▸ **Available data**
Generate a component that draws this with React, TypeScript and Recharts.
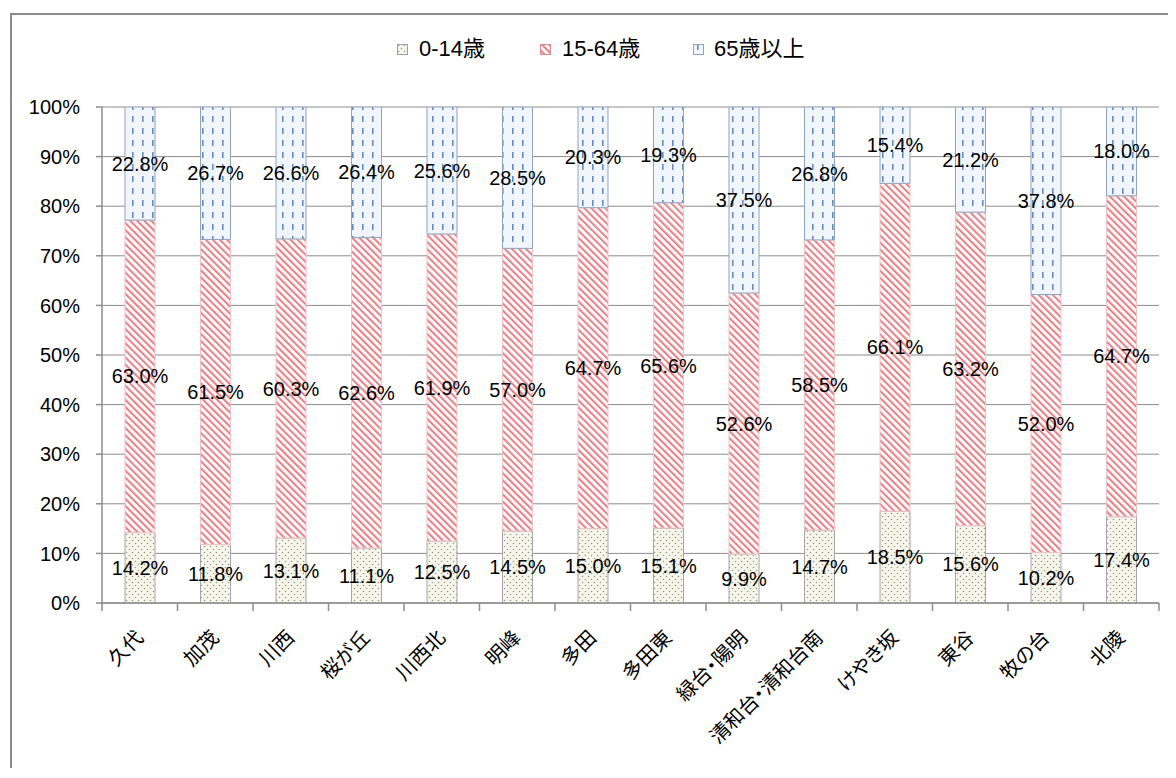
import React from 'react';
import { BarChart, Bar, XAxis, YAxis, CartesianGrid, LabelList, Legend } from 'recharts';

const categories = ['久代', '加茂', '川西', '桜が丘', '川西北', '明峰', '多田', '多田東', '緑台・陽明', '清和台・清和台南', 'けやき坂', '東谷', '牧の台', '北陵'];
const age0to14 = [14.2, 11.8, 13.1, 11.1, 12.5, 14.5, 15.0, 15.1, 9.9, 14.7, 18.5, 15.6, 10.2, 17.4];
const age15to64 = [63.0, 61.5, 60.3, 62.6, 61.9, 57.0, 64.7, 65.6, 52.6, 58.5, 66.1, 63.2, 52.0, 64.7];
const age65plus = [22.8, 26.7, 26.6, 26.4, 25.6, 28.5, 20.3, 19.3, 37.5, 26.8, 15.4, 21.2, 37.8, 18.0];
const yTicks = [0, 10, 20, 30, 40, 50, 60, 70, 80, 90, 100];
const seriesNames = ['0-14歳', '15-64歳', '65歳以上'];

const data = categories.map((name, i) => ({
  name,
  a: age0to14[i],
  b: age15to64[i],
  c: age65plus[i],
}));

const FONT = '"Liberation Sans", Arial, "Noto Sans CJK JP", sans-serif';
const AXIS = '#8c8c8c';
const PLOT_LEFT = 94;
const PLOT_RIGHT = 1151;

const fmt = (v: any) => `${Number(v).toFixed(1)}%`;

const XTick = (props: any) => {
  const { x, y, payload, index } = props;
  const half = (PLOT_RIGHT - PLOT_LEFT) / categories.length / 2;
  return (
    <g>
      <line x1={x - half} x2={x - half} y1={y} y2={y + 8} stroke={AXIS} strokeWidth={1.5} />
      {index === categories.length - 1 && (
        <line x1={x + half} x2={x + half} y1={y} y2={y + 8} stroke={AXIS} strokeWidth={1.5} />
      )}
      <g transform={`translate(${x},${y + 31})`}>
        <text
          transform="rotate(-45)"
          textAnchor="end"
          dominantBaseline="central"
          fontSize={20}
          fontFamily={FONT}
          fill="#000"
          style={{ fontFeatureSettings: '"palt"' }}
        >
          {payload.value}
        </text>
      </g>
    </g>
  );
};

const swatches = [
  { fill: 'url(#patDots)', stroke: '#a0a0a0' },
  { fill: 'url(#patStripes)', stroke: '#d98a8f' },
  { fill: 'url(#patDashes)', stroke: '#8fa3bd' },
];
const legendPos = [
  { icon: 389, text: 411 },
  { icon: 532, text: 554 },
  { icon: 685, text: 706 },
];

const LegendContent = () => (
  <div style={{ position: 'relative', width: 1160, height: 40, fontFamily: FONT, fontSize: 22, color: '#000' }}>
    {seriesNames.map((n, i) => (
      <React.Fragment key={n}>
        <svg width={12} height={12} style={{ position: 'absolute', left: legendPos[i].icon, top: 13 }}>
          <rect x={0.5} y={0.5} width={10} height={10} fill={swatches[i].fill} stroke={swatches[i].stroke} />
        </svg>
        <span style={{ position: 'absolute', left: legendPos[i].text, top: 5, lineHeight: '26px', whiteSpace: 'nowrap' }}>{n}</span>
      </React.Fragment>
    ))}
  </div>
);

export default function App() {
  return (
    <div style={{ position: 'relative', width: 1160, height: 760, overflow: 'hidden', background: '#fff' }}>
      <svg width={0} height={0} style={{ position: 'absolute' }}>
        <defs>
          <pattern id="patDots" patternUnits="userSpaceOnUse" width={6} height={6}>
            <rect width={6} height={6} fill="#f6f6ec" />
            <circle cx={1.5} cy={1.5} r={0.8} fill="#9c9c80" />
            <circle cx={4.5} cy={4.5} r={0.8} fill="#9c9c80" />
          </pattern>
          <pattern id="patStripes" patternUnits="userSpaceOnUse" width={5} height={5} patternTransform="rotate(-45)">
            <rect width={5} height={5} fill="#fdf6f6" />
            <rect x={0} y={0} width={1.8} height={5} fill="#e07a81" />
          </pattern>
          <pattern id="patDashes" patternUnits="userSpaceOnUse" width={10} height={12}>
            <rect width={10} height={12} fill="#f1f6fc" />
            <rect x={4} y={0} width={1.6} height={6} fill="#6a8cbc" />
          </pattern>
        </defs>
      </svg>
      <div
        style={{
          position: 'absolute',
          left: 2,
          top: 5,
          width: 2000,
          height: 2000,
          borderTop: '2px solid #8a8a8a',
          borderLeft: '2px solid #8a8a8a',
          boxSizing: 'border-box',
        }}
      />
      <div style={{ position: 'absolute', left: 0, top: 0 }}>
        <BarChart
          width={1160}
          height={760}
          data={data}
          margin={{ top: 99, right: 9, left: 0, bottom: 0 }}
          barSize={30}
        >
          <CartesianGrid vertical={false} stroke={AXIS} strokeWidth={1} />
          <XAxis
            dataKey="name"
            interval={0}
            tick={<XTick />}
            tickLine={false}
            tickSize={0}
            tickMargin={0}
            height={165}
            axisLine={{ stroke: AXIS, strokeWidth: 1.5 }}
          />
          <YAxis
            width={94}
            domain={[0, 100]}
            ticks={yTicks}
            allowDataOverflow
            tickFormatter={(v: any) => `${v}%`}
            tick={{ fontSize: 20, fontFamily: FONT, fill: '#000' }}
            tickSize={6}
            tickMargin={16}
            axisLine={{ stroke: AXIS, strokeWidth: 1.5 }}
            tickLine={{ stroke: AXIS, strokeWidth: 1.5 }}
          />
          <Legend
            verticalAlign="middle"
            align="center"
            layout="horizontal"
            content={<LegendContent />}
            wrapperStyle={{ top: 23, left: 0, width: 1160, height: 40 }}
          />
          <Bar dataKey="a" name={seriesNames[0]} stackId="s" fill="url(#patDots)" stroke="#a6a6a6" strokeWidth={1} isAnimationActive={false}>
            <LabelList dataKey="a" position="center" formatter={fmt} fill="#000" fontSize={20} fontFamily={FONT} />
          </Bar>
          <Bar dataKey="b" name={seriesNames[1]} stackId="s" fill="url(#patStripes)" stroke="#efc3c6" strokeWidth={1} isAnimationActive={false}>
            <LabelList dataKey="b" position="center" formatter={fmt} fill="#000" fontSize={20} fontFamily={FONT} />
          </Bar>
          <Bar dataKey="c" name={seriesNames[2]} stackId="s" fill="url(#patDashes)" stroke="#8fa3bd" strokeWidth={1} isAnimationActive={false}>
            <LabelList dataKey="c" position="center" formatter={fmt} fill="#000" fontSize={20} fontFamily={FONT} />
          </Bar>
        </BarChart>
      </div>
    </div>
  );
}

▸ **What you should do**
Set the pictures aside and transcribe the data above exactly.

▸ **Final answer**
Generate a component that draws this with React, TypeScript and Recharts.
import React from 'react';
import { BarChart, Bar, XAxis, YAxis, CartesianGrid, LabelList, Legend } from 'recharts';

const categories = ['久代', '加茂', '川西', '桜が丘', '川西北', '明峰', '多田', '多田東', '緑台・陽明', '清和台・清和台南', 'けやき坂', '東谷', '牧の台', '北陵'];
const age0to14 = [14.2, 11.8, 13.1, 11.1, 12.5, 14.5, 15.0, 15.1, 9.9, 14.7, 18.5, 15.6, 10.2, 17.4];
const age15to64 = [63.0, 61.5, 60.3, 62.6, 61.9, 57.0, 64.7, 65.6, 52.6, 58.5, 66.1, 63.2, 52.0, 64.7];
const age65plus = [22.8, 26.7, 26.6, 26.4, 25.6, 28.5, 20.3, 19.3, 37.5, 26.8, 15.4, 21.2, 37.8, 18.0];
const yTicks = [0, 10, 20, 30, 40, 50, 60, 70, 80, 90, 100];
const seriesNames = ['0-14歳', '15-64歳', '65歳以上'];

const data = categories.map((name, i) => ({
  name,
  a: age0to14[i],
  b: age15to64[i],
  c: age65plus[i],
}));

const FONT = '"Liberation Sans", Arial, "Noto Sans CJK JP", sans-serif';
const AXIS = '#8c8c8c';
const PLOT_LEFT = 94;
const PLOT_RIGHT = 1151;

const fmt = (v: any) => `${Number(v).toFixed(1)}%`;

const XTick = (props: any) => {
  const { x, y, payload, index } = props;
  const half = (PLOT_RIGHT - PLOT_LEFT) / categories.length / 2;
  return (
    <g>
      <line x1={x - half} x2={x - half} y1={y} y2={y + 8} stroke={AXIS} strokeWidth={1.5} />
      {index === categories.length - 1 && (
        <line x1={x + half} x2={x + half} y1={y} y2={y + 8} stroke={AXIS} strokeWidth={1.5} />
      )}
      <g transform={`translate(${x},${y + 31})`}>
        <text
          transform="rotate(-45)"
          textAnchor="end"
          dominantBaseline="central"
          fontSize={20}
          fontFamily={FONT}
          fill="#000"
          style={{ fontFeatureSettings: '"palt"' }}
        >
          {payload.value}
        </text>
      </g>
    </g>
  );
};

const swatches = [
  { fill: 'url(#patDots)', stroke: '#a0a0a0' },
  { fill: 'url(#patStripes)', stroke: '#d98a8f' },
  { fill: 'url(#patDashes)', stroke: '#8fa3bd' },
];
const legendPos = [
  { icon: 389, text: 411 },
  { icon: 532, text: 554 },
  { icon: 685, text: 706 },
];

const LegendContent = () => (
  <div style={{ position: 'relative', width: 1160, height: 40, fontFamily: FONT, fontSize: 22, color: '#000' }}>
    {seriesNames.map((n, i) => (
      <React.Fragment key={n}>
        <svg width={12} height={12} style={{ position: 'absolute', left: legendPos[i].icon, top: 13 }}>
          <rect x={0.5} y={0.5} width={10} height={10} fill={swatches[i].fill} stroke={swatches[i].stroke} />
        </svg>
        <span style={{ position: 'absolute', left: legendPos[i].text, top: 5, lineHeight: '26px', whiteSpace: 'nowrap' }}>{n}</span>
      </React.Fragment>
    ))}
  </div>
);

export default function App() {
  return (
    <div style={{ position: 'relative', width: 1160, height: 760, overflow: 'hidden', background: '#fff' }}>
      <svg width={0} height={0} style={{ position: 'absolute' }}>
        <defs>
          <pattern id="patDots" patternUnits="userSpaceOnUse" width={6} height={6}>
            <rect width={6} height={6} fill="#f6f6ec" />
            <circle cx={1.5} cy={1.5} r={0.8} fill="#9c9c80" />
            <circle cx={4.5} cy={4.5} r={0.8} fill="#9c9c80" />
          </pattern>
          <pattern id="patStripes" patternUnits="userSpaceOnUse" width={5} height={5} patternTransform="rotate(-45)">
            <rect width={5} height={5} fill="#fdf6f6" />
            <rect x={0} y={0} width={1.8} height={5} fill="#e07a81" />
          </pattern>
          <pattern id="patDashes" patternUnits="userSpaceOnUse" width={10} height={12}>
            <rect width={10} height={12} fill="#f1f6fc" />
            <rect x={4} y={0} width={1.6} height={6} fill="#6a8cbc" />
          </pattern>
        </defs>
      </svg>
      <div
        style={{
          position: 'absolute',
          left: 2,
          top: 5,
          width: 2000,
          height: 2000,
          borderTop: '2px solid #8a8a8a',
          borderLeft: '2px solid #8a8a8a',
          boxSizing: 'border-box',
        }}
      />
      <div style={{ position: 'absolute', left: 0, top: 0 }}>
        <BarChart
          width={1160}
          height={760}
          data={data}
          margin={{ top: 99, right: 9, left: 0, bottom: 0 }}
          barSize={30}
        >
          <CartesianGrid vertical={false} stroke={AXIS} strokeWidth={1} />
          <XAxis
            dataKey="name"
            interval={0}
            tick={<XTick />}
            tickLine={false}
            tickSize={0}
            tickMargin={0}
            height={165}
            axisLine={{ stroke: AXIS, strokeWidth: 1.5 }}
          />
          <YAxis
            width={94}
            domain={[0, 100]}
            ticks={yTicks}
            allowDataOverflow
            tickFormatter={(v: any) => `${v}%`}
            tick={{ fontSize: 20, fontFamily: FONT, fill: '#000' }}
            tickSize={6}
            tickMargin={16}
            axisLine={{ stroke: AXIS, strokeWidth: 1.5 }}
            tickLine={{ stroke: AXIS, strokeWidth: 1.5 }}
          />
          <Legend
            verticalAlign="middle"
            align="center"
            layout="horizontal"
            content={<LegendContent />}
            wrapperStyle={{ top: 23, left: 0, width: 1160, height: 40 }}
          />
          <Bar dataKey="a" name={seriesNames[0]} stackId="s" fill="url(#patDots)" stroke="#a6a6a6" strokeWidth={1} isAnimationActive={false}>
            <LabelList dataKey="a" position="center" formatter={fmt} fill="#000" fontSize={20} fontFamily={FONT} />
          </Bar>
          <Bar dataKey="b" name={seriesNames[1]} stackId="s" fill="url(#patStripes)" stroke="#efc3c6" strokeWidth={1} isAnimationActive={false}>
            <LabelList dataKey="b" position="center" formatter={fmt} fill="#000" fontSize={20} fontFamily={FONT} />
          </Bar>
          <Bar dataKey="c" name={seriesNames[2]} stackId="s" fill="url(#patDashes)" stroke="#8fa3bd" strokeWidth={1} isAnimationActive={false}>
            <LabelList dataKey="c" position="center" formatter={fmt} fill="#000" fontSize={20} fontFamily={FONT} />
          </Bar>
        </BarChart>
      </div>
    </div>
  );
}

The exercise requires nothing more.